Это слишком похоже на арзамасскую мизансцену: христианский «берег», заглядывающий поверх нижнего языческого «моря» — и предсмертные страхи Толстого. Здесь, на берегах Дона узнается тот же ментальный балкон, на котором только и может существовать его характерный «московский» язык, оформляющий себя в процессе отторжения от иного моря, от моря иного.
Этим внутренним отторжением был в свое время обеспечен «арзамасский ужас» Толстого, отшатнувшегося в 1869 году от края христианского балкона. Одно предощущение спуска на финское (мордовское) дно лишило его тогда душевного равновесия, пошатнуло до основания его — обеспеченную словом — веру.
Здесь, на Дону, обнаруживается та же картина: «берег» и «море», и то же заглядывание с балкона через границу двух вер в нижний мир.
География говорит: это одно и то же «море» — северо-западный берег его в Арзамасе, западный — в Данкове.
Толстой заглядывал в 1869 и 1910 годах в одну и ту же «бессловесную» бездну.
Об этом можно говорить определенно: арзамасская ситуация 1869 года, когда перед спуском на «дно» Мордвы Толстой испытал смертный ужас, точно соответствует астаповской ситуации 1910 года, когда при переезде через Дон на то же «дно» началась его предсмертная агония. Та странная агония, которая приостановилась только оттого, что Толстой более не двигался в это заречное, нижнее, рязанско-мордовское «иное», которое для него означало помещение смерти.
Может быть, тогда, в Арзамасе, ему явилось предодущение этого последнего переезда — через Дон на тот свет?
Тогда он удержался на христианском берегу, теперь перешагнул его — теперь перевезли его, — и он, промучившись неделю, умер.
До какой же степени душевно и духовно Толстой был сращен со словом, с намоленным, наговоренным, написанным и начитанным «московским» пространством, если расставание с ним означало для него опасность физической смерти?
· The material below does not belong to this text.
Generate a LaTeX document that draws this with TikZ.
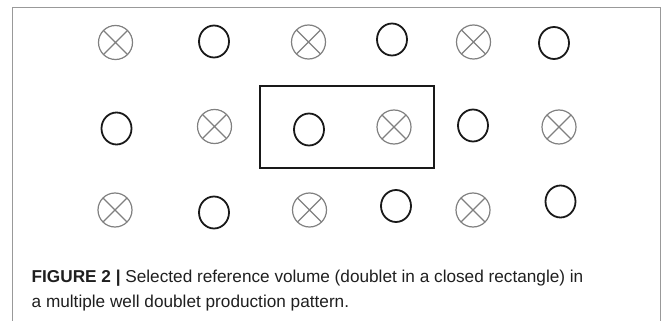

Он совпадал с ним совершенно; в этом смысле Толстого можно назвать «человеко-словом».
В этом нет преувеличения.
Нужно знать Толстого — не такого, как привыкли нам представлять в школе: каменную глыбу, великана и «человечище», а такого, каким он был на самом деле — «тонкокожим» (семейное прозвище), нервным и чувствительным человеком, предельно сфокусированным на своих чувствах, которые он всеми силами стремился как можно точнее передать в слове, — нужно знать это, чтобы понять, что означали для него арзамасская и астаповская «бессловесные» мизансцены.
Толстой, сливаясь, «сращивая» себя со словом, не просто остро ощущал перемены настроения, перемены в пространстве внешнем и внутреннем, но долгое время занимался особыми упражнениями, имеющими цель заострить в себе тонкие чувства и реагировать на эти перемены в слове — максимально точно, быстро и живо. Нужно знать такого Толстого, не столько писателя, сколько сверхтонкого воспринимающего инструмента, улавливающего сообщения интуиции, голоса мест и эхо духовного помещения, чтобы судить о том, что он пережил, выходя в Арзамасе и Астапове на край своей вселенной.